I remember when Interner Explorer (IE) was one of the most common terms you’d ever hear when discussing the internet. As common as Windows or AOL, it was the dominant option for so long until Chrome came along and messed everything up for Microsoft. Alternative options like Opera and Netscape Navigator came along for some, it wasn’t until Mozilla came out with Firefox in 2004 that users started jumping ship. Once Google Chrome came along, Internet Explorer started becoming an afterthought with how unreliable it could be at times. Regardless, IE was a staple for so long.
Now, newer generations have only been hearing about it in the history books. Despite the fact that the browser has still been available all the way up to Windows 10 (it was removed completely for Windows 11). It just wasn’t openly advertised as being there for you to use, Instead, you’d have to click on the Start Menu and start typing “Internet Explorer” for it to pop up in the list of available applications.
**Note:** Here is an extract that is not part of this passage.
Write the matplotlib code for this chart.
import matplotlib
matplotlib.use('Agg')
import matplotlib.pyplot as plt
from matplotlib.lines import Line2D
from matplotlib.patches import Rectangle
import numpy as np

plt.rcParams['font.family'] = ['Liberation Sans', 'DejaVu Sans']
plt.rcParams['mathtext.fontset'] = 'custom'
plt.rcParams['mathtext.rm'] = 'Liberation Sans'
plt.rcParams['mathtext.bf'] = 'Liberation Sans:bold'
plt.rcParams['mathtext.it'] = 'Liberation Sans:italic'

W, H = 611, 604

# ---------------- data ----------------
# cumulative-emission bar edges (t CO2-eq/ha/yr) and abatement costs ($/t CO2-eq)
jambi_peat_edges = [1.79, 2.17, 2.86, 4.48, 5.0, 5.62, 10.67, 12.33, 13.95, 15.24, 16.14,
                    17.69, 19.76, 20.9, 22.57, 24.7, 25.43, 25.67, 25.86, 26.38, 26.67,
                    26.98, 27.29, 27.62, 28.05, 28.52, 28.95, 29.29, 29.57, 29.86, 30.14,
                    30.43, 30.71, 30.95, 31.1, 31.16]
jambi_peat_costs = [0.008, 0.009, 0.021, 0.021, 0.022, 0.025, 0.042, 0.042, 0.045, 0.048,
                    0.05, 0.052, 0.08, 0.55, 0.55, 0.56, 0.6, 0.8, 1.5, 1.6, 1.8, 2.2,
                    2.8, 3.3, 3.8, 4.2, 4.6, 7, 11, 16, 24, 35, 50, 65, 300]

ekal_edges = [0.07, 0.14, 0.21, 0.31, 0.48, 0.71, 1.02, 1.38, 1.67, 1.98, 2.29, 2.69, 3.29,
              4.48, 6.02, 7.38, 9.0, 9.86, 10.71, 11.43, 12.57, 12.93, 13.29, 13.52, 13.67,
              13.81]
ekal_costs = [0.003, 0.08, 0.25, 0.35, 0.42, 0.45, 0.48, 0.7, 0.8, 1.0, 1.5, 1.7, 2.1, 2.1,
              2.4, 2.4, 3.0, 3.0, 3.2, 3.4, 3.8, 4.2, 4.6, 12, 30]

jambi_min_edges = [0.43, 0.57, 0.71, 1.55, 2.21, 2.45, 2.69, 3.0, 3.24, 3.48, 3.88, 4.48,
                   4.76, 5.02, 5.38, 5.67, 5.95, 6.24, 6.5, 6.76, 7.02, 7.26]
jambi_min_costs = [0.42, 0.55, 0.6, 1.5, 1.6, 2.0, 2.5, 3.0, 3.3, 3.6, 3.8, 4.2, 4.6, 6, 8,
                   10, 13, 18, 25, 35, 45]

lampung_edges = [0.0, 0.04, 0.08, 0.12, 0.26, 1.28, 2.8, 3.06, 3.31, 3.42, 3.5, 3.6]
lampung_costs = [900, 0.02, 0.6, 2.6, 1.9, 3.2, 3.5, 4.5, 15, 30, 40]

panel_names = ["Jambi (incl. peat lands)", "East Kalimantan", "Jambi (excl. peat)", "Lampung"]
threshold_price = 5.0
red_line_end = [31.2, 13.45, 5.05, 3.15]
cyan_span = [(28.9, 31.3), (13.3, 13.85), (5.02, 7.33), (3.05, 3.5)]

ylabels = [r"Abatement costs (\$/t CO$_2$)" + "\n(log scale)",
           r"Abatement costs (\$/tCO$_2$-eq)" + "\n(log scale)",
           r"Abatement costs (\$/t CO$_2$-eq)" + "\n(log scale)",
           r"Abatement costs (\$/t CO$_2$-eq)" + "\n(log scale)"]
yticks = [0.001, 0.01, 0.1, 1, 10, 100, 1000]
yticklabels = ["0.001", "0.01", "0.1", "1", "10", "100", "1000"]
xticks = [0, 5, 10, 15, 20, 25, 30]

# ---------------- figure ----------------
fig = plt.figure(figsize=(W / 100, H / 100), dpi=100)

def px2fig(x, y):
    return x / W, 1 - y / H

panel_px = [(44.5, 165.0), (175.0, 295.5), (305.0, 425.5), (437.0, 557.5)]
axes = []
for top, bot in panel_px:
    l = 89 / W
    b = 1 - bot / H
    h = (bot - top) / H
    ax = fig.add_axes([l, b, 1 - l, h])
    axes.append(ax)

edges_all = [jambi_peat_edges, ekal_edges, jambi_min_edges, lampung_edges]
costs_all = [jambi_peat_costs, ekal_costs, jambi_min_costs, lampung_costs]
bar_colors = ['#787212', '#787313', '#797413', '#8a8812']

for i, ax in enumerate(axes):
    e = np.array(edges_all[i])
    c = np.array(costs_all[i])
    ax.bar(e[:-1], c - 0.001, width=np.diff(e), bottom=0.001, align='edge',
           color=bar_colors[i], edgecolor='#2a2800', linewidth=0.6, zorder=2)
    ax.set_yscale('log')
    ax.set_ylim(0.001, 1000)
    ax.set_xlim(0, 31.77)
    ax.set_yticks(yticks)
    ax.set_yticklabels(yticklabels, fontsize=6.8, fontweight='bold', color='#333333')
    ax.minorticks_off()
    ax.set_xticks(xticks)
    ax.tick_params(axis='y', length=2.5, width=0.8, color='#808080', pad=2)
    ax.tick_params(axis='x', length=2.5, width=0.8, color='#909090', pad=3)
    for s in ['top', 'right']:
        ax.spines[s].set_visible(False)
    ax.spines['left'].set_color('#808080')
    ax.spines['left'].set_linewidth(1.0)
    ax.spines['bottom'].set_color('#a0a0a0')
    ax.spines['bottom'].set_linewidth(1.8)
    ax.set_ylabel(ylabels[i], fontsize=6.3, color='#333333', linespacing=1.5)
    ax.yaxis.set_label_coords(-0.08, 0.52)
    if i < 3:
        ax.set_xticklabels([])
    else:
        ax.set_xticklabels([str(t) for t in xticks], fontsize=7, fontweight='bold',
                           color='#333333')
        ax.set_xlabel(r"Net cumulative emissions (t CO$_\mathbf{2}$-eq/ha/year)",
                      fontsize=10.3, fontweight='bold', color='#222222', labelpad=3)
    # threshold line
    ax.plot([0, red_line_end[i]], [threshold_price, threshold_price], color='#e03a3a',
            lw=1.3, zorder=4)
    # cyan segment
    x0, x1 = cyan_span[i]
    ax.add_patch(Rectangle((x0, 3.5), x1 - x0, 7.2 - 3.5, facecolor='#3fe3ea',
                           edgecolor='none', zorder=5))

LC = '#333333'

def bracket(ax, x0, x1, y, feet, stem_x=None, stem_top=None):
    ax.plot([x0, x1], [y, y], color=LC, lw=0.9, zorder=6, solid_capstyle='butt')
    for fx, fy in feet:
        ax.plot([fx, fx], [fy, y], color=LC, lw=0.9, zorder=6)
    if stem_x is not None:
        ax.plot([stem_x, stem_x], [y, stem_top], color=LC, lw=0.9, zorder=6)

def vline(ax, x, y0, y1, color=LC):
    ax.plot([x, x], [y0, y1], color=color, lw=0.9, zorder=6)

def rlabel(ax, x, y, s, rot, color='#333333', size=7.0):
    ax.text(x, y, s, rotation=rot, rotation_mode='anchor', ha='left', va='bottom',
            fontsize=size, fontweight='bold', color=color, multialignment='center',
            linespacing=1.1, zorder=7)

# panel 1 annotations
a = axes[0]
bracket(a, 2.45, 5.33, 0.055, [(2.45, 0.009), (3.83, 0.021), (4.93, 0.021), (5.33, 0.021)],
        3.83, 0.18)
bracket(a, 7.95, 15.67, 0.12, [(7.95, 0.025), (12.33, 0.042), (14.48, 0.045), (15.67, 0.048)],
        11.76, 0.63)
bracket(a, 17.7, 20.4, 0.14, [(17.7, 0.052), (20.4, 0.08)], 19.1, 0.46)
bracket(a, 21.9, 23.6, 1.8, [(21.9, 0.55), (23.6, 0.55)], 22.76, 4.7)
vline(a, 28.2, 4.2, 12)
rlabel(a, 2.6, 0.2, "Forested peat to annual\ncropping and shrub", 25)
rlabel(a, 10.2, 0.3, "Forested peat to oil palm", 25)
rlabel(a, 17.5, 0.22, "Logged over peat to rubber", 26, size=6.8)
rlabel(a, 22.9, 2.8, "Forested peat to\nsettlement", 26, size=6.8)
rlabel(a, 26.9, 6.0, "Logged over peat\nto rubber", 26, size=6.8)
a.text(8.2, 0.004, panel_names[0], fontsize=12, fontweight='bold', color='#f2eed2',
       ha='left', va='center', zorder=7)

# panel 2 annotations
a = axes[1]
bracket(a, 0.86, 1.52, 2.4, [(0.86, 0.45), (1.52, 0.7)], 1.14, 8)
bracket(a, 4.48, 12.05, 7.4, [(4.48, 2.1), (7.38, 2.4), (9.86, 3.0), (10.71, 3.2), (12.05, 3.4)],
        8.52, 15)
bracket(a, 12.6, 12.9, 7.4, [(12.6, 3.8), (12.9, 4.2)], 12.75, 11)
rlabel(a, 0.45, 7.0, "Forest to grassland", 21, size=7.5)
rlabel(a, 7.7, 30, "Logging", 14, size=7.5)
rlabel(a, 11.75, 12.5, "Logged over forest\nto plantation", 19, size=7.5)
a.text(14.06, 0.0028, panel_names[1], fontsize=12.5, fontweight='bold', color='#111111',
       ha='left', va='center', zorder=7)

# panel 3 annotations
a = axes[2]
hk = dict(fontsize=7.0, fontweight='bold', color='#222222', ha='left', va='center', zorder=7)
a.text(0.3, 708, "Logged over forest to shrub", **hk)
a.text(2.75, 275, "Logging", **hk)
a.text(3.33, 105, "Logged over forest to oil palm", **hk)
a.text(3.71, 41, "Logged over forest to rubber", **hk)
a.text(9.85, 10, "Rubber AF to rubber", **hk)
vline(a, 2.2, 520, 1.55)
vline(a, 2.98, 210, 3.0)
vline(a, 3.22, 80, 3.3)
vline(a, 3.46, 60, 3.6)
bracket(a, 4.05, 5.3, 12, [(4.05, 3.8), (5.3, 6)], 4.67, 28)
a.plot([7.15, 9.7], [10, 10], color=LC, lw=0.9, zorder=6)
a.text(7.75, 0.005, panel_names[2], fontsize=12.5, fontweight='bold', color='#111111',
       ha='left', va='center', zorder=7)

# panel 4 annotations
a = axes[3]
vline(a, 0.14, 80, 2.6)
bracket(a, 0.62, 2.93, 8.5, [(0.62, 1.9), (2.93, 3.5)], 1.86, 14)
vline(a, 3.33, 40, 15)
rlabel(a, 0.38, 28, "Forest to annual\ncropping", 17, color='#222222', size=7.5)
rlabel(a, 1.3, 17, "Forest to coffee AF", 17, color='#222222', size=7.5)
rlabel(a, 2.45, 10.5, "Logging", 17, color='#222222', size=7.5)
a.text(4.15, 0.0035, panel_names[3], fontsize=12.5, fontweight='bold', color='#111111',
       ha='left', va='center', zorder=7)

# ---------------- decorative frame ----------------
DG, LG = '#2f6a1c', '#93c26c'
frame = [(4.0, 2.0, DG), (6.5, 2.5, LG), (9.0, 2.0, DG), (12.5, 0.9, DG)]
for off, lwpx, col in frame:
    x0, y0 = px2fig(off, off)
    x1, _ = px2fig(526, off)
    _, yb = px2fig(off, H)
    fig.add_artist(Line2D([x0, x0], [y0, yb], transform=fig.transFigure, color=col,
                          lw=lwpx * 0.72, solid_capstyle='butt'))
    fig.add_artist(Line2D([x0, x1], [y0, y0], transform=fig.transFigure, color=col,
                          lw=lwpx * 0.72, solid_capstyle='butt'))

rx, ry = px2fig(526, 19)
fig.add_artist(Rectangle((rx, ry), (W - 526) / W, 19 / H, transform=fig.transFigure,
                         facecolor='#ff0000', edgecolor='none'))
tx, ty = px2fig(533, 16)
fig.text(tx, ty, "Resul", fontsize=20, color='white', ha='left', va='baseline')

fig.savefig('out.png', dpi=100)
June 15th (tomorrow) will lead to the official deprecation of the browser. Although it has been on a long journey toward its end. Support for it was mostly deprecated a long time ago as the world moved ahead to work on stronger security measures, better features, and a more reliable browsing experience that doesn’t leak all of your memory out (as bad). Most websites don’t even bother to cross-support it any longer. The latest version of IE is 11, which was released back in 2013.
To be honest, the browser should have been eliminated a long time ago (IMO). However, there were a select few that held on for whatever reason. Despite it leading to a broken browsing experience as you browse across a website that no longer supports it (or never did to begin with depending on its age).
Users are left with Microsoft’s Edge browser, along with the Firefox and Chrome alternatives that have continued to reign strong. Not to mention Safari for Mac users, as well as a number of other alternatives that have a small piece of the pie as well.
Currently, Chrome and Safari have the lead as they are the most common browsers in use right now. Firefox, despite it being a fantastic browser again, has actually fallen quite a bit in the charts. In fact, it represented less than 4% of internet traffic by the end of last year. I would have expected that it would have done much better in recent years due to some long-needed updates that came to the browser. However, the internet has spoken, and it doesn’t look too good for Mozilla. Hopefully, Firefox won’t find itself being the next name on the chopping block.
So that’s it. IE is officially gone tomorrow. Thank you Internet Explorer for giving us so many memories on the internet. You weren’t perfect, and many times you left users pretty mad at their PC when you crashed or suffered from some unexplainable bug. However, the memories are there nonetheless and you will never be forgotten. At least, when it comes to the internet history books.